The study results appear in the journal Obesity and link a lack of sleep and a lack of physical activity with too much television time as major lifestyle risk factors for childhood obesity.
"We know that diet and exercise play significant roles in overall health and weight management, but I was surprised to see that physical activity makes an even bigger impact on children's weight than we previously thought." said Dr. Peter Katzmarzyk, associate executive director of population science and public health at Pennington Biomedical and one of the study's authors.
This study shows that obesity cannot be explained away by culture, class or status, and these research results reinforce the need for kids to engage in play time and other forms of physical activity each day."
The study shows that children who do not get enough moderate to vigorous physical activity each day are more likely to be obese than their counterparts who are more active. The results come from the International Study of Childhood Obesity, Lifestyle and the Environment (ISCOLE). This research assessed associations between lifestyle behaviors and childhood obesity in a multinational setting. It is the first study to evaluate the health of children from diverse economic backgrounds, surveying both high and low-income children from countries ranging in levels of human development. Previous studies of this nature have evaluated only children from high-income countries.
Researchers collected data from more than 6,000 children between the ages of nine and 11 from 12 countries and every continent except Antarctica.
"At Pennington Biomedical, we deal in solutions for chronic diseases like obesity, and this cutting-edge research could eventually help us create universal interventions for childhood obesity," said Dr. William T. Cefalu, Pennington Biomedical's executive director.
The American Academy of Pediatrics recommends at least 60 minutes per day of active play for children six years and older. The academy notes that only half of children between the ages of 12 and 21 regularly exercise.
The study, authored by Dr. Katzmarzyk and a team of researchers at Pennington Biomedical along with their international partners, is entitled "Relationship Between Lifestyle Behaviors and Obesity in Children Ages 9-11: Results from a 12-Country Study." The full text can be found here: http://www.ncbi.nlm.nih.gov/pubmed/26173093.
Dr. Peter Katzmarzyk holds the Marie Edana Corcoran Endowed Chair in Pediatric Obesity and Diabetes at Pennington Biomedical.
This research was funded by The Coca-Cola Company.

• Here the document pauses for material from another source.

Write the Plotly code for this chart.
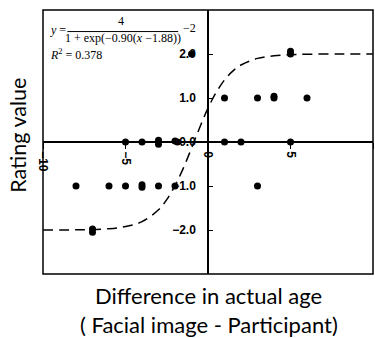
import plotly.graph_objects as go

# Scatter data: difference in actual age (facial image - participant) vs rating value
age_diff = [-1, 5, 5, 1, 3, 4, 4, 6,
            -5, -4, -3, -3, -2, -1.85, 1, 2, 5,
            -8, -6, -5, -4, -4, -3, -2, 3,
            -7, -7]
rating = [2.0, 2.0, 2.06, 1.0, 1.0, 1.0, 1.04, 1.0,
          0.0, 0.0, 0.04, -0.05, 0.02, 0.0, 0.0, 0.0, 0.0,
          -1.0, -1.0, -1.0, -0.97, -1.03, -1.0, -1.0, -1.0,
          -1.98, -2.05]

# Fitted logistic curve
fit_x = [-10, -8, -6, -5, -4, -3, -2.5, -2, -1.5, -1, -0.5, 0, 0.5, 1, 1.5, 2, 3, 4, 5, 6, 8, 10]
fit_y = [-2.0, -1.996, -1.97, -1.92, -1.81, -1.54, -1.31, -0.99, -0.60, -0.14, 0.33, 0.77,
         1.13, 1.41, 1.61, 1.75, 1.90, 1.96, 1.985, 1.995, 2.0, 2.0]

x_tickvals = [-10, -5, 0, 5, 10]
x_ticktext = ["\u221210", "\u22125", "0", "5", "10"]
y_tickvals = [-2, -1, 0, 1, 2]
y_ticktext = ["\u22122.0", "\u22121.0", "0.0", "1.0", "2.0"]

fig = go.Figure()
fig.add_trace(go.Scatter(x=fit_x, y=fit_y, mode="lines", line=dict(color="black", width=1.5, dash="10px,6px", shape="spline"),
                         hoverinfo="skip", showlegend=False))
fig.add_trace(go.Scatter(x=age_diff, y=rating, mode="markers", marker=dict(color="black", size=7),
                         showlegend=False))

tickfont = dict(family="Liberation Sans, Arial", size=12, color="black", weight="bold")
fig.update_layout(
    width=375, height=338,
    margin=dict(l=43, r=2, t=10, b=64),
    paper_bgcolor="white", plot_bgcolor="white",
    xaxis=dict(range=[-10, 10], anchor="free", position=0.5, showline=True, linecolor="black", linewidth=1.5,
               ticks="outside", ticklen=6, tickwidth=1.2, tickcolor="black",
               tickvals=x_tickvals, ticktext=x_ticktext, tickangle=90, tickfont=tickfont,
               showgrid=False, zeroline=False),
    yaxis=dict(range=[-3, 3], anchor="free", position=0.5, showline=True, linecolor="black", linewidth=1.5,
               ticks="inside", ticklen=4, tickwidth=1.2, tickcolor="black",
               tickvals=y_tickvals, ticktext=y_ticktext, tickfont=tickfont, ticklabelstandoff=9,
               showgrid=False, zeroline=False),
    shapes=[
        dict(type="rect", xref="paper", yref="paper", x0=0, x1=1, y0=0, y1=1, line=dict(color="black", width=1.5)),
        dict(type="line", xref="x", yref="y", x0=-8.52, x1=-1.81, y0=2.51, y1=2.51, line=dict(color="black", width=1)),
    ],
)

serif = dict(family="Liberation Serif, Times New Roman", size=12, color="black")
ann = [
    dict(x=-9.67, y=2.55, text="<i>y</i> =", xanchor="left"),
    dict(x=-5.25, y=2.76, text="4", xanchor="center"),
    dict(x=-5.16, y=2.36, text="1 + exp(\u22120.90(<i>x</i> \u22121.88))", xanchor="center"),
    dict(x=-1.63, y=2.58, text="\u22122", xanchor="left"),
    dict(x=-9.67, y=2.0, text="<i>R</i><sup>2</sup> = 0.378", xanchor="left"),
]
for a in ann:
    fig.add_annotation(xref="x", yref="y", yanchor="middle", showarrow=False, font=serif, **a)

title_font = dict(family="Lato, Open Sans", size=22, color="black")
fig.add_annotation(xref="paper", yref="paper", x=0.503, y=-0.083, text="Difference in actual age",
                   showarrow=False, font=title_font, xanchor="center", yanchor="middle")
fig.add_annotation(xref="paper", yref="paper", x=0.503, y=-0.193, text="( Facial image - Participant)",
                   showarrow=False, font=title_font, xanchor="center", yanchor="middle")
fig.add_annotation(xref="paper", yref="paper", x=-0.0758, y=0.527, text="Rating value", textangle=-90,
                   showarrow=False, font=dict(family="Lato, Open Sans", size=21.5, color="black"),
                   xanchor="center", yanchor="middle")

fig.write_html("out.html", config={"displayModeBar": False},
               post_script="document.body.style.margin='0';document.body.style.padding='0';")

The Pennington Biomedical Research Center is at the forefront of medical discovery as it relates to understanding the triggers of obesity, diabetes, cardiovascular disease, cancer and dementia. It is a campus of Louisiana State University and conducts basic, clinical and population research. The research enterprise at Pennington Biomedical includes approximately 80 faculty and more than 25 post-doctoral fellows who comprise a network of 44 laboratories supported by lab technicians, nurses, dietitians, and support personnel, and 13 highly specialized core service facilities. Pennington Biomedical’s more than 500 employees perform research activities in state-of-the-art facilities on the 222-acre campus located in Baton Rouge, Louisiana.